When Ashton forgot his lyrics, he contemptuously allowed the pitifully loyal audience to sing in his stead. Only a small percentage of the set was recognizable to listeners who, like this reporter, had a casual knowledge of their four or so albums. Personally I would have preferred to have never heard such pathetically empty, flat versions of “Jealous” and “Kiss of Life,” and may never be able to enjoy the recorded version of these and other of their songs in the future. In between songs Ashton grinningly mumbled a snide, unfunny narrative about a sex, crack and his mother. What could be worse?

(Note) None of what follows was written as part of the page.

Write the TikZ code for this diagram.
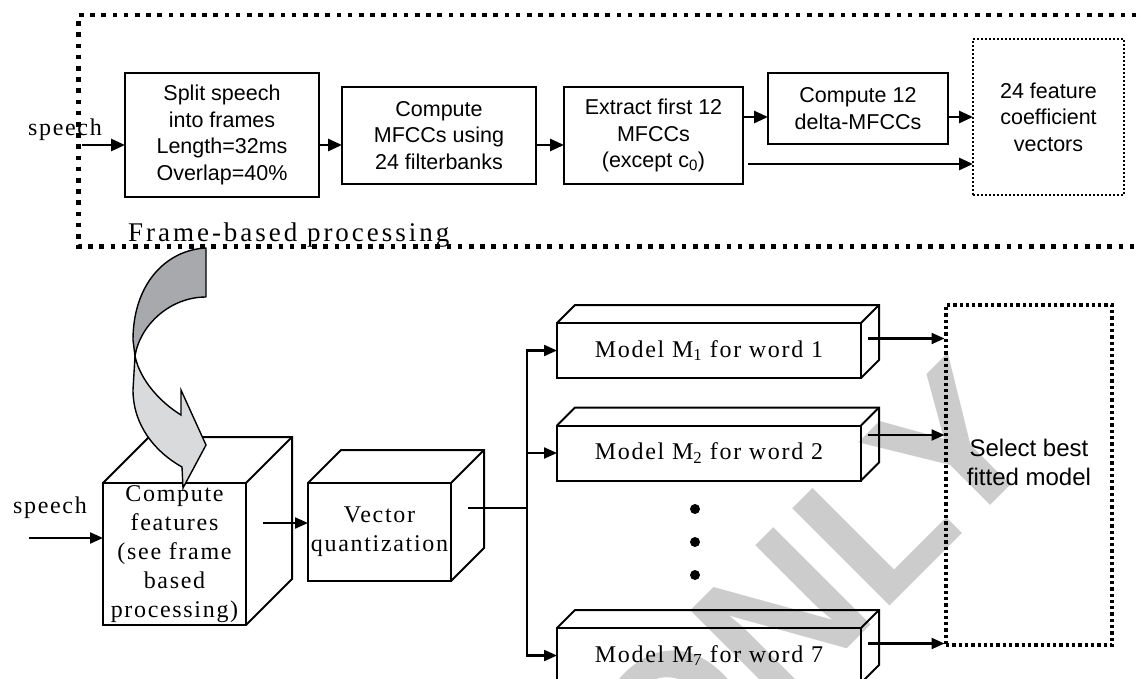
\documentclass[tikz,border=0pt]{standalone}
\usepackage{fontspec}
\setmainfont{Liberation Serif}
\setsansfont{Liberation Sans}
\newfontfamily\spacedserif[LetterSpace=7]{Liberation Serif}
\newfontfamily\wideserif[LetterSpace=11]{Liberation Serif}
\usetikzlibrary{arrows.meta,calc}

\definecolor{wmgray}{gray}{0.8}
\definecolor{ribbondark}{HTML}{A7A9AC}
\definecolor{ribbonlight}{HTML}{D9DADC}

\newcommand\topfont{\sffamily\fontsize{21.5}{26.5}\selectfont}
\newcommand\serfont{\spacedserif\fontsize{24}{29}\selectfont}

% side and top faces of a solid block whose front face is node #1
\newcommand\solidfaces[2]{%
  \draw[edge] (#1.north west) -- ++(#2,-#2) -- ($(#1.north east)+(#2,-#2)$)
    -- ($(#1.south east)+(#2,-#2)$) -- (#1.south east);
  \draw[edge] (#1.north east) -- ++(#2,-#2);}

\begin{document}
\begin{tikzpicture}[x=1pt,y=-1pt,
  stagebox/.style={draw,line width=2.2pt,inner sep=0pt,outer sep=0pt,align=center,font=\topfont},
  solidbox/.style={draw,line width=2pt,inner sep=0pt,outer sep=0pt,align=center,font=\serfont},
  arr/.style={line width=2.8pt,-{Triangle[length=14pt,width=12pt]}},
  thinarr/.style={line width=2.2pt,-{Triangle[length=13pt,width=11pt]}},
  wire/.style={line width=2.2pt},
  edge/.style={line width=2pt,line join=miter},
  lbl/.style={inner sep=0pt,font=\serfont},
  dot/.style={circle,fill,inner sep=0pt,minimum size=10pt}
]
\useasboundingbox (0,0) rectangle (1141,678);

% watermark
\node[rotate=45,anchor=base west,inner sep=0pt,text=wmgray,
      font=\sffamily\bfseries\fontsize{200}{200}\selectfont] (wm) at (668,828) {ONLY};

% ---------- frame-based processing ----------
\draw[line width=4.7pt,dash pattern=on 4.7pt off 6.5pt]
  (1170,15) -- (78.5,15) -- (78.5,246.7) -- (1170,246.7);
\node[anchor=base west,inner sep=0pt,font=\wideserif\fontsize{27}{27}\selectfont]
  (fbp) at (128,241) {Frame-based processing};

\node[stagebox,minimum width=194pt,minimum height=124pt] (split) at (222,135)
  {Split speech\\into frames\\Length=32ms\\Overlap=40\%};
\node[stagebox,minimum width=194pt,minimum height=97pt] (mfcc) at (439,135.5)
  {Compute\\MFCCs using\\24 filterbanks};
\node[stagebox,minimum width=179pt,minimum height=97pt] (first) at (653.5,135.5)
  {Extract first 12\\MFCCs\\(except c\textsubscript{0})};
\node[stagebox,minimum width=180pt,minimum height=71pt] (delta) at (858,108.5)
  {Compute 12\\delta-MFCCs};
\node[stagebox,line width=2pt,dash pattern=on 2pt off 2pt,minimum width=151pt,minimum height=156pt]
  (vecs) at (1048.5,117) {24 feature\\coefficient\\vectors};

\node[lbl,anchor=base] (spk1) at (65,135) {speech};
\coordinate (sin) at (82,145);
\coordinate (row1) at (0,117);
\coordinate (skip) at (748,164);
\draw[arr] (sin) -- (sin -| split.west);
\draw[arr] (split.east |- sin) -- (mfcc.west |- sin);
\draw[arr] (mfcc.east |- sin) -- (first.west |- sin);
\draw[arr] (first.east |- row1) -- (delta.west |- row1);
\draw[arr] (delta.east |- row1) -- (vecs.west |- row1);
\draw[arr] (skip) -- (vecs.west |- skip);

% ---------- recognition ----------
\node[draw,line width=3.3pt,dash pattern=on 3.3pt off 3pt,inner sep=0pt,outer sep=0pt,
      minimum width=166pt,minimum height=340pt] (sel) at (1029,475) {};
\node[inner sep=0pt,align=center,font=\sffamily\fontsize{24}{29}\selectfont]
  (seltxt) at (1029,462) {Select best\\fitted model};

\node[solidbox,minimum width=143pt,minimum height=142pt] (feat) at (174.5,554)
  {Compute\\features\\(see frame\\based\\processing)};
\solidfaces{feat}{46}
\node[solidbox,minimum width=143pt,minimum height=98pt] (vq) at (379.5,532)
  {Vector\\quantization};
\solidfaces{vq}{33}
\node[solidbox,minimum width=304pt,minimum height=55pt] (m1) at (709,350.5)
  {Model M\textsubscript{1} for word 1};
\solidfaces{m1}{18}
\node[solidbox,minimum width=304pt,minimum height=55pt] (m2) at (709,453)
  {Model M\textsubscript{2} for word 2};
\solidfaces{m2}{18}
\node[solidbox,minimum width=304pt,minimum height=55pt] (m7) at (709,655.5)
  {Model M\textsubscript{7} for word 7};
\solidfaces{m7}{18}

\node[dot] (d1) at (695,509) {};
\node[dot] (d2) at (695,542) {};
\node[dot] (d3) at (695,575) {};

\node[lbl,anchor=base] (spk2) at (50,513) {speech};
\coordinate (sin2) at (29,538);
\coordinate (fout) at (263,523);
\coordinate (vout) at (468,508);
\coordinate (bus) at (527,508);
\draw[thinarr] (sin2) -- (sin2 -| feat.west);
\draw[thinarr] (fout) -- (fout -| vq.west);
\draw[wire] (vout) -- (bus);
\draw[wire,line cap=rect] (bus |- m1) -- (bus |- m7);
\draw[thinarr] (bus |- m1) -- (m1.west);
\draw[thinarr] (bus |- m2) -- (m2.west);
\draw[thinarr] (bus |- m7) -- (m7.west);

\coordinate (o1) at ($(m1.east)+(7,-12)$);
\coordinate (o2) at ($(m2.east)+(7,-18)$);
\coordinate (o7) at ($(m7.east)+(7,-12)$);
\draw[thinarr,shorten >=1.5pt] (o1) -- (o1 -| sel.west);
\draw[thinarr,shorten >=1.5pt] (o2) -- (o2 -| sel.west);
\draw[thinarr,shorten >=1.5pt] (o7) -- (o7 -| sel.west);

% twisted ribbon arrow from the frame-based part into the feature block
\draw[line width=1.4pt,fill=ribbondark,line join=round]
  (206,248) .. controls (165,250) and (133,285) .. (133,340) -- (135,356)
  .. controls (140,325) and (170,297) .. (206,297) -- cycle;
\draw[line width=1.4pt,fill=ribbonlight,line join=miter]
  (135,356) -- (133,390) .. controls (133,425) and (155,452) .. (182,467)
  -- (183,488) -- (206,445) -- (181,390) -- (181,415)
  .. controls (160,402) and (140,380) .. (135,356) -- cycle;
\end{tikzpicture}
\end{document}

This pathetic exhibition followed and contrasted with a fine performance by opening band Ninth House, which had earlier put on a supremely entertaining, totally virtuoso presentation, displaying tight mastery of both their own and cover material, as well as sincere commitment to and respect for their audience. In addition to their impressive original songs, they performed a crowd-pleasing, rocking version of the classic “Ghost Riders In The Sky,” that alone justified the price of admission.